====== INFORMATION PROVIDED ======

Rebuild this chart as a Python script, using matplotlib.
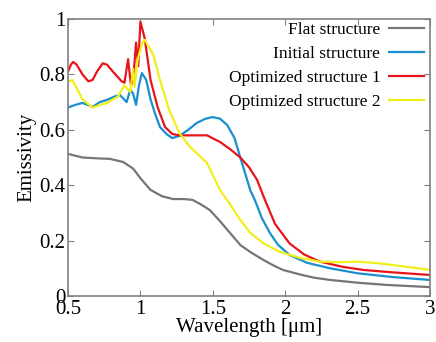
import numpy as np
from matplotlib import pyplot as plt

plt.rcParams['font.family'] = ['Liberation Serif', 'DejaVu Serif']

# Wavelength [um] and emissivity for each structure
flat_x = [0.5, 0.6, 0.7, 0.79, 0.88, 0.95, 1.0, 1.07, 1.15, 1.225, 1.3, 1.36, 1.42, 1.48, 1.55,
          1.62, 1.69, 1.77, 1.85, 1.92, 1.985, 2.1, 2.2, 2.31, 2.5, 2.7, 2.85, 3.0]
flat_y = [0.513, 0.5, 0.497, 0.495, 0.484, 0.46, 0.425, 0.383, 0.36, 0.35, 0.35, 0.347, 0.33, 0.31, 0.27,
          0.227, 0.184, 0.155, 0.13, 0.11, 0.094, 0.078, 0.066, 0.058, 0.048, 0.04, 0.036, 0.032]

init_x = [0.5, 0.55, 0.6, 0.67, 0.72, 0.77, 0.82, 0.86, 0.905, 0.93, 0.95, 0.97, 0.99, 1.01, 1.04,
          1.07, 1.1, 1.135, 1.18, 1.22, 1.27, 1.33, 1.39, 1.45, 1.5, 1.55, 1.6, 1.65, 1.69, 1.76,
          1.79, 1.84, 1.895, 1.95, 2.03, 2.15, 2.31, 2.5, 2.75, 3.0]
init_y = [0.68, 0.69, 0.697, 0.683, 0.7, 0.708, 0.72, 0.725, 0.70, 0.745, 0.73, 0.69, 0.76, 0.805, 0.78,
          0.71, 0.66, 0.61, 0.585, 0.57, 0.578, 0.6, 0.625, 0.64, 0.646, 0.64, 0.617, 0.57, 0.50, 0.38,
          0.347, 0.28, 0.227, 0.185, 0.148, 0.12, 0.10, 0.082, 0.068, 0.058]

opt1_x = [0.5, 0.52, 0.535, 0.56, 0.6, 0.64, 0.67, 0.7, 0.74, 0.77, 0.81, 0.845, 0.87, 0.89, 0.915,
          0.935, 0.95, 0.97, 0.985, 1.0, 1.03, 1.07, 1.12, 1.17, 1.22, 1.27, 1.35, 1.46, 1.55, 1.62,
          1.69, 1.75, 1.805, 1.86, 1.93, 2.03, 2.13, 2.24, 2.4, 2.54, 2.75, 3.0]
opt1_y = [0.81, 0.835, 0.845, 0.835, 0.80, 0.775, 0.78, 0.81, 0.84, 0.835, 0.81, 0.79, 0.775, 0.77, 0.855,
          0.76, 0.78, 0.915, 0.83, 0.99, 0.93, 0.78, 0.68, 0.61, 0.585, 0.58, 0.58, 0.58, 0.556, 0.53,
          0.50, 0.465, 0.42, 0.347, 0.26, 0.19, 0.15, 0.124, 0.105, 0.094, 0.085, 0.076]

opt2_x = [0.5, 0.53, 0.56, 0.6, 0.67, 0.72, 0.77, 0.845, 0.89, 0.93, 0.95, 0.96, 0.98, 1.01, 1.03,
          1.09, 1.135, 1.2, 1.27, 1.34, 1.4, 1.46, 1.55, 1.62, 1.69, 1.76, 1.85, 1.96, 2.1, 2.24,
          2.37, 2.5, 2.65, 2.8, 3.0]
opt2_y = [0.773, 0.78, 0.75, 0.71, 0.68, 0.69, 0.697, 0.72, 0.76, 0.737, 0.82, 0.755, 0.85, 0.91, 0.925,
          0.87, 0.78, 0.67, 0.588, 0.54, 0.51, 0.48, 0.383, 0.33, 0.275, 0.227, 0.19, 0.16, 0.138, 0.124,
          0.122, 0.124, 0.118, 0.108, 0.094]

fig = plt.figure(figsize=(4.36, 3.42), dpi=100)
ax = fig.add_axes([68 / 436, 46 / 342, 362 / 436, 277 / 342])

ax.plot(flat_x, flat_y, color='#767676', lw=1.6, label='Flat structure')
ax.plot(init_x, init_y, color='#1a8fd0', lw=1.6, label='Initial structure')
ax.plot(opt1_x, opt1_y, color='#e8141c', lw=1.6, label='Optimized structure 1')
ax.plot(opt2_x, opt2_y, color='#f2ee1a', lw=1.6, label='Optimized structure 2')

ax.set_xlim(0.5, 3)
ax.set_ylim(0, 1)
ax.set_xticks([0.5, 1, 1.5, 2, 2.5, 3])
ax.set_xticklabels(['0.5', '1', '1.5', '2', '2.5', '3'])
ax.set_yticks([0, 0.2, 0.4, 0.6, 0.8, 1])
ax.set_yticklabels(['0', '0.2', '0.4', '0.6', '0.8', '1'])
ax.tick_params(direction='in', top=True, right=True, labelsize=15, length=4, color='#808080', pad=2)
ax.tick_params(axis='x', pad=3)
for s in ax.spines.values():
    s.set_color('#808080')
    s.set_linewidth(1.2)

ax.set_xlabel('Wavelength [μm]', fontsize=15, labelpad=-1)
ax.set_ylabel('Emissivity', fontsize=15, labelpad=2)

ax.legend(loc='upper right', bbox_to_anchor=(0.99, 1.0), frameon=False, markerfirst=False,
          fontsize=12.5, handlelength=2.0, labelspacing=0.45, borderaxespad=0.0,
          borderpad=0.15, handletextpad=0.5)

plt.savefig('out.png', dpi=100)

======

• [YOUR OBJECTIVE]: Without including any pictures, print all of the material exactly as given.

• [SOLUTION]:
Rebuild this chart as a Python script, using matplotlib.
import numpy as np
from matplotlib import pyplot as plt

plt.rcParams['font.family'] = ['Liberation Serif', 'DejaVu Serif']

# Wavelength [um] and emissivity for each structure
flat_x = [0.5, 0.6, 0.7, 0.79, 0.88, 0.95, 1.0, 1.07, 1.15, 1.225, 1.3, 1.36, 1.42, 1.48, 1.55,
          1.62, 1.69, 1.77, 1.85, 1.92, 1.985, 2.1, 2.2, 2.31, 2.5, 2.7, 2.85, 3.0]
flat_y = [0.513, 0.5, 0.497, 0.495, 0.484, 0.46, 0.425, 0.383, 0.36, 0.35, 0.35, 0.347, 0.33, 0.31, 0.27,
          0.227, 0.184, 0.155, 0.13, 0.11, 0.094, 0.078, 0.066, 0.058, 0.048, 0.04, 0.036, 0.032]

init_x = [0.5, 0.55, 0.6, 0.67, 0.72, 0.77, 0.82, 0.86, 0.905, 0.93, 0.95, 0.97, 0.99, 1.01, 1.04,
          1.07, 1.1, 1.135, 1.18, 1.22, 1.27, 1.33, 1.39, 1.45, 1.5, 1.55, 1.6, 1.65, 1.69, 1.76,
          1.79, 1.84, 1.895, 1.95, 2.03, 2.15, 2.31, 2.5, 2.75, 3.0]
init_y = [0.68, 0.69, 0.697, 0.683, 0.7, 0.708, 0.72, 0.725, 0.70, 0.745, 0.73, 0.69, 0.76, 0.805, 0.78,
          0.71, 0.66, 0.61, 0.585, 0.57, 0.578, 0.6, 0.625, 0.64, 0.646, 0.64, 0.617, 0.57, 0.50, 0.38,
          0.347, 0.28, 0.227, 0.185, 0.148, 0.12, 0.10, 0.082, 0.068, 0.058]

opt1_x = [0.5, 0.52, 0.535, 0.56, 0.6, 0.64, 0.67, 0.7, 0.74, 0.77, 0.81, 0.845, 0.87, 0.89, 0.915,
          0.935, 0.95, 0.97, 0.985, 1.0, 1.03, 1.07, 1.12, 1.17, 1.22, 1.27, 1.35, 1.46, 1.55, 1.62,
          1.69, 1.75, 1.805, 1.86, 1.93, 2.03, 2.13, 2.24, 2.4, 2.54, 2.75, 3.0]
opt1_y = [0.81, 0.835, 0.845, 0.835, 0.80, 0.775, 0.78, 0.81, 0.84, 0.835, 0.81, 0.79, 0.775, 0.77, 0.855,
          0.76, 0.78, 0.915, 0.83, 0.99, 0.93, 0.78, 0.68, 0.61, 0.585, 0.58, 0.58, 0.58, 0.556, 0.53,
          0.50, 0.465, 0.42, 0.347, 0.26, 0.19, 0.15, 0.124, 0.105, 0.094, 0.085, 0.076]

opt2_x = [0.5, 0.53, 0.56, 0.6, 0.67, 0.72, 0.77, 0.845, 0.89, 0.93, 0.95, 0.96, 0.98, 1.01, 1.03,
          1.09, 1.135, 1.2, 1.27, 1.34, 1.4, 1.46, 1.55, 1.62, 1.69, 1.76, 1.85, 1.96, 2.1, 2.24,
          2.37, 2.5, 2.65, 2.8, 3.0]
opt2_y = [0.773, 0.78, 0.75, 0.71, 0.68, 0.69, 0.697, 0.72, 0.76, 0.737, 0.82, 0.755, 0.85, 0.91, 0.925,
          0.87, 0.78, 0.67, 0.588, 0.54, 0.51, 0.48, 0.383, 0.33, 0.275, 0.227, 0.19, 0.16, 0.138, 0.124,
          0.122, 0.124, 0.118, 0.108, 0.094]

fig = plt.figure(figsize=(4.36, 3.42), dpi=100)
ax = fig.add_axes([68 / 436, 46 / 342, 362 / 436, 277 / 342])

ax.plot(flat_x, flat_y, color='#767676', lw=1.6, label='Flat structure')
ax.plot(init_x, init_y, color='#1a8fd0', lw=1.6, label='Initial structure')
ax.plot(opt1_x, opt1_y, color='#e8141c', lw=1.6, label='Optimized structure 1')
ax.plot(opt2_x, opt2_y, color='#f2ee1a', lw=1.6, label='Optimized structure 2')

ax.set_xlim(0.5, 3)
ax.set_ylim(0, 1)
ax.set_xticks([0.5, 1, 1.5, 2, 2.5, 3])
ax.set_xticklabels(['0.5', '1', '1.5', '2', '2.5', '3'])
ax.set_yticks([0, 0.2, 0.4, 0.6, 0.8, 1])
ax.set_yticklabels(['0', '0.2', '0.4', '0.6', '0.8', '1'])
ax.tick_params(direction='in', top=True, right=True, labelsize=15, length=4, color='#808080', pad=2)
ax.tick_params(axis='x', pad=3)
for s in ax.spines.values():
    s.set_color('#808080')
    s.set_linewidth(1.2)

ax.set_xlabel('Wavelength [μm]', fontsize=15, labelpad=-1)
ax.set_ylabel('Emissivity', fontsize=15, labelpad=2)

ax.legend(loc='upper right', bbox_to_anchor=(0.99, 1.0), frameon=False, markerfirst=False,
          fontsize=12.5, handlelength=2.0, labelspacing=0.45, borderaxespad=0.0,
          borderpad=0.15, handletextpad=0.5)

plt.savefig('out.png', dpi=100)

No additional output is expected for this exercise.